The message is cleat: the powers that be in this city, some among them a little too high on law and order, don't want the general public, and tourists in particular, thinking that not even transit's safe to take anymore.
The Better Way?
Policing transit is something this city has been able to do without for years. No more.
As the TTC is fond of reminding us, more than 1.6 million people take transit every day. The current compliment of 103 special constables, 176 by 2011, aren't cutting it. They're spread to thinly over too many stations - 72 in all, if you count the Scarborough RT.
The number of assaults are rising precipitously - 19 per cent more criminal charges laid in 2007, 3,872 charges in all.
Chief Bill Blair says the addition of officers will make the transit system and city safer.
Hard to argue.

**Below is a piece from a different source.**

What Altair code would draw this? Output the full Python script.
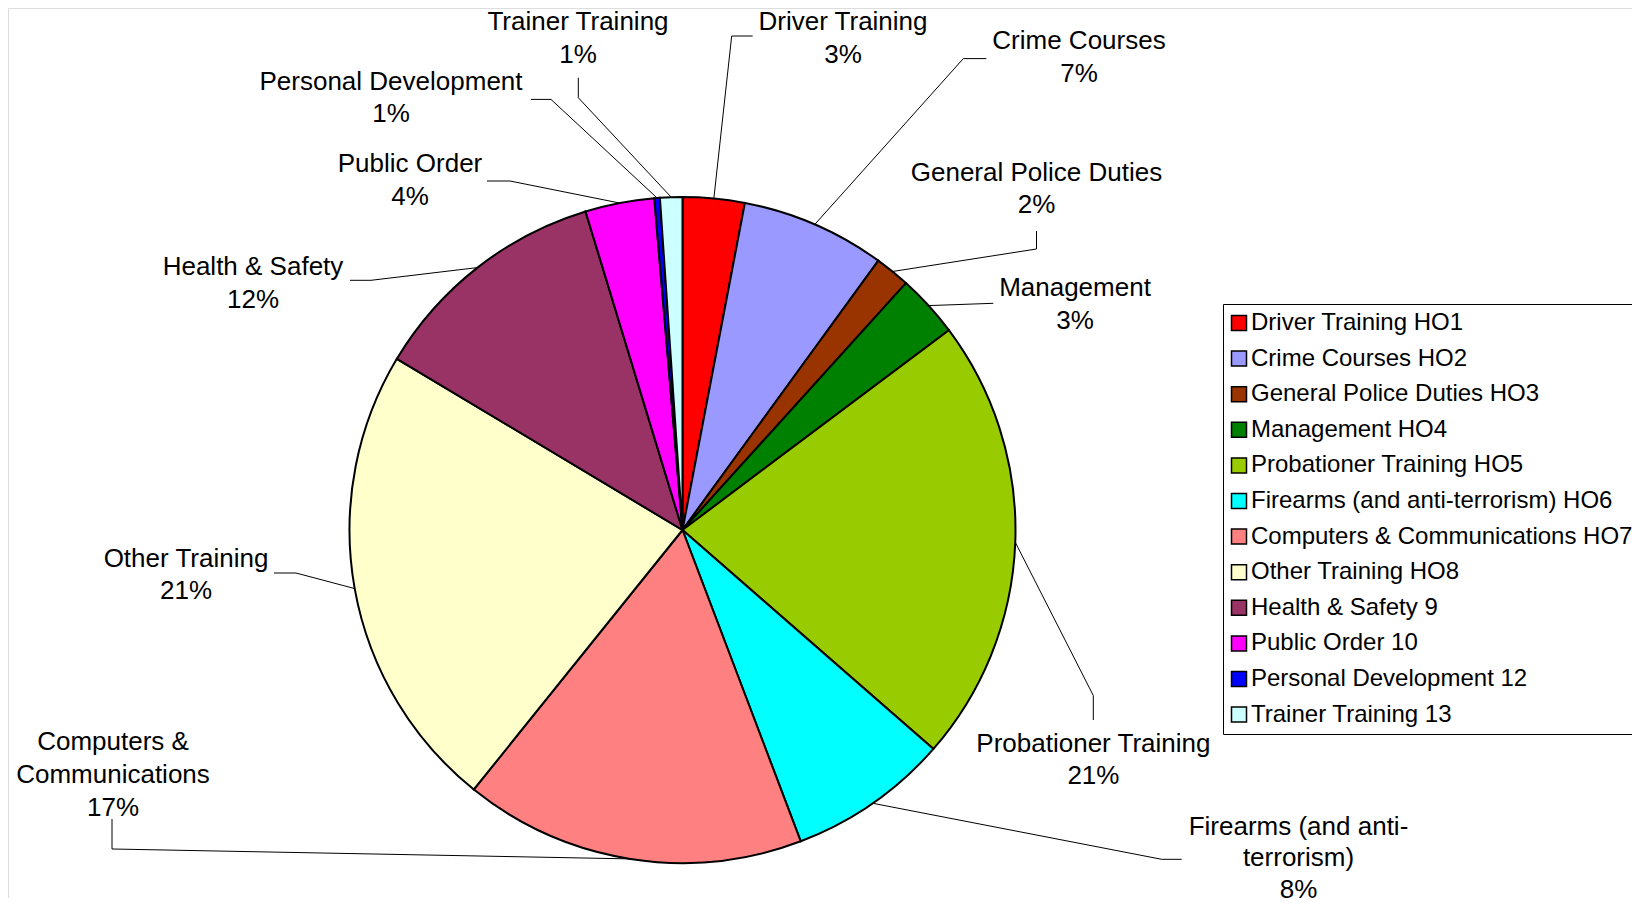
import math
import altair as alt
import pandas as pd

# ---------------- data ----------------
slice_names = [
    "Driver Training", "Crime Courses", "General Police Duties", "Management",
    "Probationer Training", "Firearms (and anti-terrorism)", "Computers & Communications",
    "Other Training", "Health & Safety", "Public Order", "Personal Development",
    "Trainer Training",
]
legend_names = [
    "Driver Training HO1", "Crime Courses HO2", "General Police Duties HO3",
    "Management HO4", "Probationer Training HO5", "Firearms (and anti-terrorism) HO6",
    "Computers & Communications HO7", "Other Training HO8", "Health & Safety 9",
    "Public Order 10", "Personal Development 12", "Trainer Training 13",
]
values = [3.0, 7.0, 1.7, 3.05, 21.65, 7.8, 16.55, 22.8, 11.7, 3.35, 0.27, 1.08]
pct_labels = ["3%", "7%", "2%", "3%", "21%", "8%", "17%", "21%", "12%", "4%", "1%", "1%"]
label_lines = [
    ["Driver Training"], ["Crime Courses"], ["General Police Duties"], ["Management"],
    ["Probationer Training"], ["Firearms (and anti-", "terrorism)"],
    ["Computers &", "Communications"], ["Other Training"], ["Health & Safety"],
    ["Public Order"], ["Personal Development"], ["Trainer Training"],
]
colors = [
    "#FF0000", "#9999FF", "#993300", "#008000", "#99CC00", "#00FFFF",
    "#FF8080", "#FFFFCC", "#993366", "#FF00FF", "#0000FF", "#CCFFFF",
]

# ---------------- layout (page pixels) ----------------
OFF = 8  # page margin
CX, CY, R = 682.5 - OFF, 530.0 - OFF, 333.0
FONT = "Liberation Sans"
FS = 26
# centre x of label block, centre y of its first line, line spacing
label_pos = [
    (843, 21, 32.5), (1079, 40, 32.5), (1036.5, 171.5, 32.5), (1075, 287, 32.5),
    (1093.4, 742.5, 32.5), (1298.5, 825.5, 31.6), (113, 740.5, 33),
    (186, 557.5, 32.5), (253, 265.7, 32.5), (410, 163, 32.5),
    (391, 80.5, 32.5), (578, 21, 32.5),
]
# leader elbows and ends
leader_elbow = [
    (731.7, 36), (963.3, 58.6), (1036.5, 249), (993.3, 303.3), (1093.3, 695.5),
    (1161.7, 859.3), (112, 849), (296, 573), (371, 280.3), (510, 181),
    (551, 99.4), (578.3, 97.7),
]
leader_end = [
    (752.7, 36), (986.3, 58.6), (1036.5, 231), (993.3, 303.3), (1093.3, 720),
    (1181.7, 859.3), (112, 819), (274, 573), (350, 280.3), (487, 181),
    (531, 99.4), (578.3, 77.7),
]

# ---------------- tables ----------------
pie_df = pd.DataFrame({
    "idx": list(range(len(values))),
    "legend": legend_names,
    "value": values,
})

text_rows, seg_rows = [], []
total = sum(values)
cum = 0.0
for i, v in enumerate(values):
    mid = (cum + v / 2) / total
    cum += v
    ang = 2 * math.pi * mid
    sx, sy = CX + R * math.sin(ang), CY - R * math.cos(ang)
    ex, ey = leader_elbow[i][0] - OFF, leader_elbow[i][1] - OFF
    tx, ty = leader_end[i][0] - OFF, leader_end[i][1] - OFF
    seg_rows.append({"x": sx, "y": sy, "x2": ex, "y2": ey})
    seg_rows.append({"x": ex, "y": ey, "x2": tx, "y2": ty})
    lx, ly, lh = label_pos[i]
    lines = label_lines[i] + [pct_labels[i]]
    for k, t in enumerate(lines):
        text_rows.append({"x": lx - OFF, "y": ly - OFF + k * lh + 0.358 * FS, "t": t})

seg_df = pd.DataFrame(seg_rows)
text_df = pd.DataFrame(text_rows)

# ---------------- chart ----------------
pie = alt.Chart(pie_df).mark_arc(
    radius=R, x=CX, y=CY, stroke="black", strokeWidth=2
).encode(
    theta=alt.Theta("value:Q", stack=True),
    order=alt.Order("idx:Q"),
    color=alt.Color(
        "legend:N",
        scale=alt.Scale(domain=legend_names, range=colors),
        legend=alt.Legend(
            title=None, orient="none", legendX=1223 - OFF, legendY=304 - OFF,
            symbolType="square", symbolSize=225, symbolStrokeColor="black",
            symbolStrokeWidth=1.5, symbolOpacity=1, symbolOffset=-3,
            labelFont=FONT, labelFontSize=24, labelColor="black", labelOffset=0,
            labelLimit=600, rowPadding=11.6, padding=7,
            strokeColor="black", fillColor="white",
        ),
    ),
)

leaders = alt.Chart(seg_df).mark_rule(color="black", strokeWidth=1).encode(
    x=alt.X("x:Q", scale=None), y=alt.Y("y:Q", scale=None),
    x2="x2:Q", y2="y2:Q",
)

texts = alt.Chart(text_df).mark_text(
    font=FONT, fontSize=FS, color="black", align="center", baseline="alphabetic"
).encode(x=alt.X("x:Q", scale=None), y=alt.Y("y:Q", scale=None), text="t:N")

chart = alt.layer(leaders, pie, texts).properties(
    width=1640 - 2 * OFF, height=906 - 2 * OFF,
    autosize=alt.AutoSizeParams(type="none"), padding=0,
).configure_view(strokeWidth=0, stroke="transparent").configure(background="white")

chart.save("out.html", embed_options={"renderer": "svg", "actions": False})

But how much is an open question.
Looked at another way, the addition of the officers is, also an admission that security cameras, the 10,000 closed-circuit eyes we dropped a not-so-cool $10 million on to banket the TTC, are not going to keep us safe.
Cameras may help, although they often don't, catch criminals after the fact. But they don't prevent crime, a fact other transit systems that have tried them, most notably London's, know all too well.
Last week's shoot up at Osgoode snapped that truth all too clearly into focus.
The fact there were cameras in the station, or for that matter, hundreds of people around, didn't stop this gunman from firing off a few caps.